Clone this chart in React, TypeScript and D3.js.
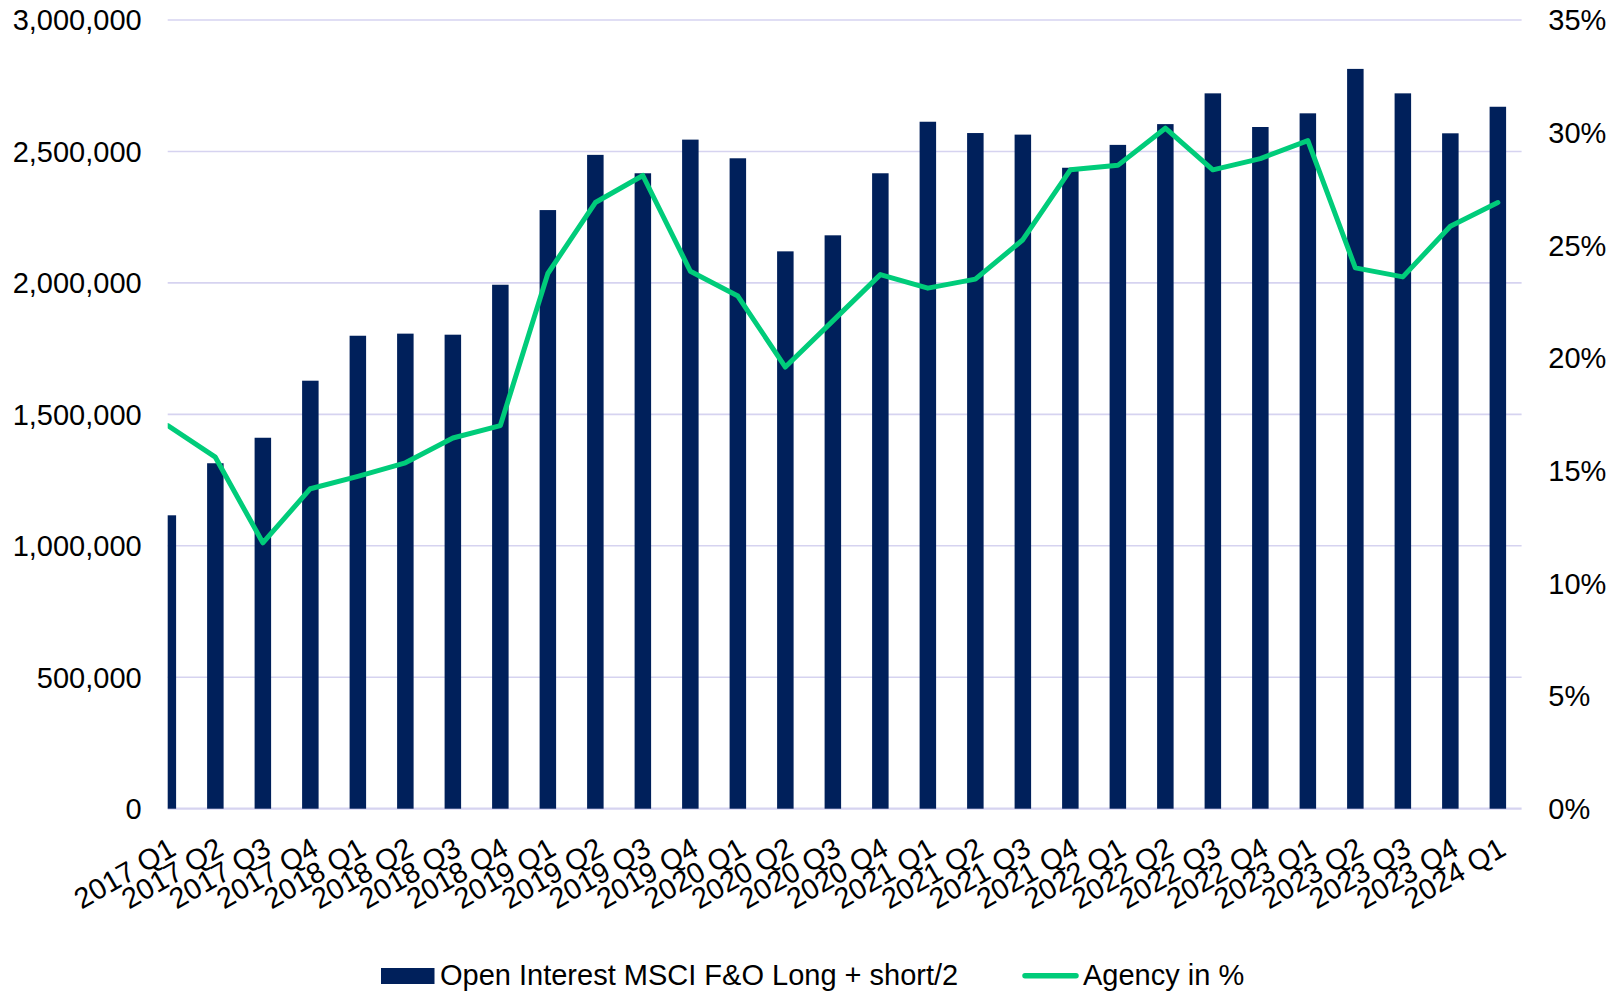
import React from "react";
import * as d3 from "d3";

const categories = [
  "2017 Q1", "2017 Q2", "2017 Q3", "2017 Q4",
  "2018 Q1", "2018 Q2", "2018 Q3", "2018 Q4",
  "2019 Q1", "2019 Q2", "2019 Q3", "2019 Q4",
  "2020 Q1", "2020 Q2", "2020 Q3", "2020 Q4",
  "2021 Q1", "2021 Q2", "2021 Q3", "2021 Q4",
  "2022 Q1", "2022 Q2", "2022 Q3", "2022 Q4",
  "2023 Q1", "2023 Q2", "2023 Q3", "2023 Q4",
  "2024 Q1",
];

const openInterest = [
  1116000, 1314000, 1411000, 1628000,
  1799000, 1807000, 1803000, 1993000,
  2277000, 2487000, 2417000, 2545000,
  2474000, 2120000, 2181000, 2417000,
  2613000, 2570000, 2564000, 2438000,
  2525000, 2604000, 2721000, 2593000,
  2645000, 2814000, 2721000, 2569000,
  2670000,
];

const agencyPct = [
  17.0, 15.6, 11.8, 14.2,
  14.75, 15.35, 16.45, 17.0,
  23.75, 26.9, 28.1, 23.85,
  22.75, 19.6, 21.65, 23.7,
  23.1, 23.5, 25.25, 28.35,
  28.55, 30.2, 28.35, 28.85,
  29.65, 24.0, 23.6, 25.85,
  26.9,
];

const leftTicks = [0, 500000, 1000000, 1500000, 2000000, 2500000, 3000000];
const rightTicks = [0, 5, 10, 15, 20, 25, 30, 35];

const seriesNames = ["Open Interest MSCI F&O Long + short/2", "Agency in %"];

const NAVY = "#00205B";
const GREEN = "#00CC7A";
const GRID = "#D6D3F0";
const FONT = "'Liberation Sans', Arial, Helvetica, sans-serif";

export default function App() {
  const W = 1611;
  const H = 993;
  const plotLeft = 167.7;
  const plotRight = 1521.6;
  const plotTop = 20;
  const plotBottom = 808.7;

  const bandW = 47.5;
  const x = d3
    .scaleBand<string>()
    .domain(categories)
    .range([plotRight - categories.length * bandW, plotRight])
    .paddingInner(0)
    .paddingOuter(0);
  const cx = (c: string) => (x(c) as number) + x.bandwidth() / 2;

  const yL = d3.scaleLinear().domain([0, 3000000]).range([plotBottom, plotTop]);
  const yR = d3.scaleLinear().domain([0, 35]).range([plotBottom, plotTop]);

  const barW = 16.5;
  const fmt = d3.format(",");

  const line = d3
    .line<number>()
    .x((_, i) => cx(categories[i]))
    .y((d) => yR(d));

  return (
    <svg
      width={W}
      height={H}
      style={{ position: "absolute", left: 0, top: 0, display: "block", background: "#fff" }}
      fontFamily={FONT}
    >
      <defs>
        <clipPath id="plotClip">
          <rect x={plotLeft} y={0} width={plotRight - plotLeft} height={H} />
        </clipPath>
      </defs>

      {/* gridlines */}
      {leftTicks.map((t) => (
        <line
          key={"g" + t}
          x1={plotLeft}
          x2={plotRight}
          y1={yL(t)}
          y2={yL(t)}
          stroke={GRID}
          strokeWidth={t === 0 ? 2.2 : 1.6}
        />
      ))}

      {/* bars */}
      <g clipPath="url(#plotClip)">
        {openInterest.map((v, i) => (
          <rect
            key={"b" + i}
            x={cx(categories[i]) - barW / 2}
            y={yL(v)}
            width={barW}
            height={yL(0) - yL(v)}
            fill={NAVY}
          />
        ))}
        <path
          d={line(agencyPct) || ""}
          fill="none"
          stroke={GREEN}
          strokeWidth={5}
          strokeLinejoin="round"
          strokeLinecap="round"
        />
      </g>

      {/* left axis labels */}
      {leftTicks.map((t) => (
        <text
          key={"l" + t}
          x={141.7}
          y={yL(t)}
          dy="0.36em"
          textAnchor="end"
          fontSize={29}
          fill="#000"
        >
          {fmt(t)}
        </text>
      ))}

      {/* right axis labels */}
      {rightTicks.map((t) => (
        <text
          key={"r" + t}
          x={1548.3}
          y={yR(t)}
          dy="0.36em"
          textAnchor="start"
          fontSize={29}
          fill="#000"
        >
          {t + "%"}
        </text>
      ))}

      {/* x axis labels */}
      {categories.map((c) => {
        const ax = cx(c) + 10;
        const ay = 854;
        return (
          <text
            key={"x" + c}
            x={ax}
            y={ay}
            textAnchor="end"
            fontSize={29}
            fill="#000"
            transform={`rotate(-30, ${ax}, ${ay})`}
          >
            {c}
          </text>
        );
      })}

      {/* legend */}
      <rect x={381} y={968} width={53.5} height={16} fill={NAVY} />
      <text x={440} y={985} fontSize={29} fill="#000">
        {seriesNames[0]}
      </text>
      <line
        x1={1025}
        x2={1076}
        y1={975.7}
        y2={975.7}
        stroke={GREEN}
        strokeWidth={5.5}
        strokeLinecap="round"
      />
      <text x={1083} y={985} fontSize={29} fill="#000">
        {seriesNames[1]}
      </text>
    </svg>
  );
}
+++
Leave out the pictures and output the rest of the material exactly as written.

## EXERCISE RESULT
Clone this chart in React, TypeScript and D3.js.
import React from "react";
import * as d3 from "d3";

const categories = [
  "2017 Q1", "2017 Q2", "2017 Q3", "2017 Q4",
  "2018 Q1", "2018 Q2", "2018 Q3", "2018 Q4",
  "2019 Q1", "2019 Q2", "2019 Q3", "2019 Q4",
  "2020 Q1", "2020 Q2", "2020 Q3", "2020 Q4",
  "2021 Q1", "2021 Q2", "2021 Q3", "2021 Q4",
  "2022 Q1", "2022 Q2", "2022 Q3", "2022 Q4",
  "2023 Q1", "2023 Q2", "2023 Q3", "2023 Q4",
  "2024 Q1",
];

const openInterest = [
  1116000, 1314000, 1411000, 1628000,
  1799000, 1807000, 1803000, 1993000,
  2277000, 2487000, 2417000, 2545000,
  2474000, 2120000, 2181000, 2417000,
  2613000, 2570000, 2564000, 2438000,
  2525000, 2604000, 2721000, 2593000,
  2645000, 2814000, 2721000, 2569000,
  2670000,
];

const agencyPct = [
  17.0, 15.6, 11.8, 14.2,
  14.75, 15.35, 16.45, 17.0,
  23.75, 26.9, 28.1, 23.85,
  22.75, 19.6, 21.65, 23.7,
  23.1, 23.5, 25.25, 28.35,
  28.55, 30.2, 28.35, 28.85,
  29.65, 24.0, 23.6, 25.85,
  26.9,
];

const leftTicks = [0, 500000, 1000000, 1500000, 2000000, 2500000, 3000000];
const rightTicks = [0, 5, 10, 15, 20, 25, 30, 35];

const seriesNames = ["Open Interest MSCI F&O Long + short/2", "Agency in %"];

const NAVY = "#00205B";
const GREEN = "#00CC7A";
const GRID = "#D6D3F0";
const FONT = "'Liberation Sans', Arial, Helvetica, sans-serif";

export default function App() {
  const W = 1611;
  const H = 993;
  const plotLeft = 167.7;
  const plotRight = 1521.6;
  const plotTop = 20;
  const plotBottom = 808.7;

  const bandW = 47.5;
  const x = d3
    .scaleBand<string>()
    .domain(categories)
    .range([plotRight - categories.length * bandW, plotRight])
    .paddingInner(0)
    .paddingOuter(0);
  const cx = (c: string) => (x(c) as number) + x.bandwidth() / 2;

  const yL = d3.scaleLinear().domain([0, 3000000]).range([plotBottom, plotTop]);
  const yR = d3.scaleLinear().domain([0, 35]).range([plotBottom, plotTop]);

  const barW = 16.5;
  const fmt = d3.format(",");

  const line = d3
    .line<number>()
    .x((_, i) => cx(categories[i]))
    .y((d) => yR(d));

  return (
    <svg
      width={W}
      height={H}
      style={{ position: "absolute", left: 0, top: 0, display: "block", background: "#fff" }}
      fontFamily={FONT}
    >
      <defs>
        <clipPath id="plotClip">
          <rect x={plotLeft} y={0} width={plotRight - plotLeft} height={H} />
        </clipPath>
      </defs>

      {/* gridlines */}
      {leftTicks.map((t) => (
        <line
          key={"g" + t}
          x1={plotLeft}
          x2={plotRight}
          y1={yL(t)}
          y2={yL(t)}
          stroke={GRID}
          strokeWidth={t === 0 ? 2.2 : 1.6}
        />
      ))}

      {/* bars */}
      <g clipPath="url(#plotClip)">
        {openInterest.map((v, i) => (
          <rect
            key={"b" + i}
            x={cx(categories[i]) - barW / 2}
            y={yL(v)}
            width={barW}
            height={yL(0) - yL(v)}
            fill={NAVY}
          />
        ))}
        <path
          d={line(agencyPct) || ""}
          fill="none"
          stroke={GREEN}
          strokeWidth={5}
          strokeLinejoin="round"
          strokeLinecap="round"
        />
      </g>

      {/* left axis labels */}
      {leftTicks.map((t) => (
        <text
          key={"l" + t}
          x={141.7}
          y={yL(t)}
          dy="0.36em"
          textAnchor="end"
          fontSize={29}
          fill="#000"
        >
          {fmt(t)}
        </text>
      ))}

      {/* right axis labels */}
      {rightTicks.map((t) => (
        <text
          key={"r" + t}
          x={1548.3}
          y={yR(t)}
          dy="0.36em"
          textAnchor="start"
          fontSize={29}
          fill="#000"
        >
          {t + "%"}
        </text>
      ))}

      {/* x axis labels */}
      {categories.map((c) => {
        const ax = cx(c) + 10;
        const ay = 854;
        return (
          <text
            key={"x" + c}
            x={ax}
            y={ay}
            textAnchor="end"
            fontSize={29}
            fill="#000"
            transform={`rotate(-30, ${ax}, ${ay})`}
          >
            {c}
          </text>
        );
      })}

      {/* legend */}
      <rect x={381} y={968} width={53.5} height={16} fill={NAVY} />
      <text x={440} y={985} fontSize={29} fill="#000">
        {seriesNames[0]}
      </text>
      <line
        x1={1025}
        x2={1076}
        y1={975.7}
        y2={975.7}
        stroke={GREEN}
        strokeWidth={5.5}
        strokeLinecap="round"
      />
      <text x={1083} y={985} fontSize={29} fill="#000">
        {seriesNames[1]}
      </text>
    </svg>
  );
}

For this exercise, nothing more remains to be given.